Vegetarians, like recovering alcoholics, must always be ready, it seems, to defend their beliefs. Carnivores and drinkers never do.

If I followed Morrissey’s lead, and simply started walking out of places, like the recent Super Bowl party I attended where a friend brought a bowl of chicken wings (wings I had, on many previous occasions, eaten with unchecked abandon), I wouldn’t have many friends left at all. How far am I willing to go, as Ellerman taught us, to challenge my friend’s long-held beliefs by reminding him that he is eating dead, burned flesh? Should I launch into graphic descriptions of animal torture and slaughter, and how sometimes the flesh is peeled back from the skull of a still-live cow in cases where that poor cow hasn’t been fully anesthetized by the slaughterman’s stun gun? Or how the beaks of chickens are cut off to prevent them from pecking each other to death in the unconscionable close quarters they are kept in? Should we talk of veal, or fois gras? And what about that poetic misnomer, “ethical meat,” that is bandied about by the foodies in the pages of the New York Times? What can be ethical about killing an innocent, sentient creature, with thoughts and feelings, who wants to feel pleasure and avoid pain, just like humans do, as long as the creature was “free range” or had a “name instead of a number” before it was led to the abattoir? Lucky Bessie! She had a good life, but then we had to chop her head off and eat the flesh from her roasted bones. A life destroyed for a moment on the lips.

You see what I mean about the problem of challenging deathbed beliefs. How graphic should I get? What happens in a slaughterhouse doesn’t need to be ginned-up to convey its sheer horror. Animals are skinned alive for our food. That’s what happens.

The whole scheme only works if you believe two (in my opinion) false assumptions. First, that animals are less worthy than people, thereby making their suffering less important, and second, that we need meat to live. If you’ve ever had a dog or cat or goldfish or hamster, and you examine your feeling towards these “domestic” animals, you will probably find that their lives are just as important as yours. I realize that humankind, at some point in our development, may have needed meat to evolve. But with 50 varieties of hummus and 30 kinds of peanut butter in every supermarket, no one can make the argument that meat is now necessary for human life to continue.

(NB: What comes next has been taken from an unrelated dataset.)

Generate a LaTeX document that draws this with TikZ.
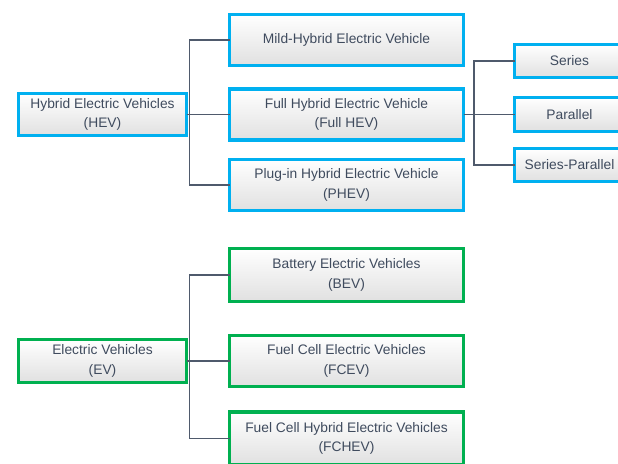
\documentclass[tikz,border=0pt]{standalone}
\usepackage{fontspec}
\setmainfont{Liberation Sans}
\usetikzlibrary{shadows}
\definecolor{hevblue}{HTML}{00B0F0}
\definecolor{evgreen}{HTML}{00B050}
\definecolor{txt}{HTML}{3F4B5E}
\definecolor{conn}{HTML}{4F5A6C}
\tikzset{
  box/.style={rectangle, line width=3.2pt, inner sep=0pt, outer sep=0pt,
    top color=white, middle color=black!3, bottom color=black!12, align=center, text=txt,
    font=\fontsize{13.8}{19.5}\selectfont,
    drop shadow={shadow xshift=1.2pt, shadow yshift=-1.5pt, opacity=0.35, fill=black!60}},
  hbox/.style={box, draw=hevblue},
  ebox/.style={box, draw=evgreen},
  link/.style={draw=conn, line width=1.3pt}
}
\begin{document}
\begin{tikzpicture}[x=1pt,y=-1pt]
\useasboundingbox (0,0) rectangle (618,463);
% HEV group
\node[hbox, minimum width=168pt, minimum height=42pt] (hev) at (102.5,114.5) {Hybrid Electric Vehicles\\(HEV)};
\node[hbox, minimum width=234pt, minimum height=51pt] (mild) at (346.5,40) {Mild-Hybrid Electric Vehicle};
\node[hbox, minimum width=234pt, minimum height=51pt] (full) at (346.5,114.5) {Full Hybrid Electric Vehicle\\(Full HEV)};
\node[hbox, minimum width=234pt, minimum height=51pt] (phev) at (346.5,185) {Plug-in Hybrid Electric Vehicle\\(PHEV)};
\node[hbox, minimum width=110pt, minimum height=33pt] (series) at (569.5,61) {Series};
\node[hbox, minimum width=110pt, minimum height=34pt] (parallel) at (569.5,114.5) {Parallel};
\node[hbox, minimum width=110pt, minimum height=33pt] (sp) at (569.5,165) {Series-Parallel};
% EV group
\node[ebox, minimum width=168pt, minimum height=43pt] (ev) at (102.5,361) {Electric Vehicles\\(EV)};
\node[ebox, minimum width=234pt, minimum height=53pt] (bev) at (346.5,275) {Battery Electric Vehicles\\(BEV)};
\node[ebox, minimum width=234pt, minimum height=51pt] (fcev) at (346.5,361) {Fuel Cell Electric Vehicles\\(FCEV)};
\node[ebox, minimum width=234pt, minimum height=53pt] (fchev) at (346.5,438.5) {Fuel Cell Hybrid Electric Vehicles\\(FCHEV)};
% buses
\coordinate (hbus) at (189.5,0);
\coordinate (sbus) at (474,0);
\coordinate (ebus) at (189.5,0);
% connectors
\draw[link] (mild.west) -- (mild.west -| hbus) -- (phev.west -| hbus) -- (phev.west);
\draw[link] (hev.east) -- (full.west);
\draw[link] (series.west) -- (series.west -| sbus) -- (sp.west -| sbus) -- (sp.west);
\draw[link] (full.east) -- (parallel.west);
\draw[link] (bev.west) -- (bev.west -| ebus) -- (fchev.west -| ebus) -- (fchev.west);
\draw[link] (ev.east) -- (fcev.west);
\end{tikzpicture}
\end{document}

Yet meat is everywhere and is consumed, as Morrissey said, out of habit and laziness. Alongside the ubiquitous beef jerky, dried pieces of turkey flesh can now be bought in little baggies in nearly every checkout line of every Wal-Mart in America. Because turkey, the experts tell us, is healthier than beef. Healthier, perhaps, for everyone but the turkey.

Remember how shocked the world was to learn that there was horse meat in the meatballs that were sold in Ikea cafeterias? The horror! But is a horse any more noble than a cow, simply because it’s capable of running at Churchill Downs? If a cow could curl up on your bed at night, or even speak, would it still be so easy to kill?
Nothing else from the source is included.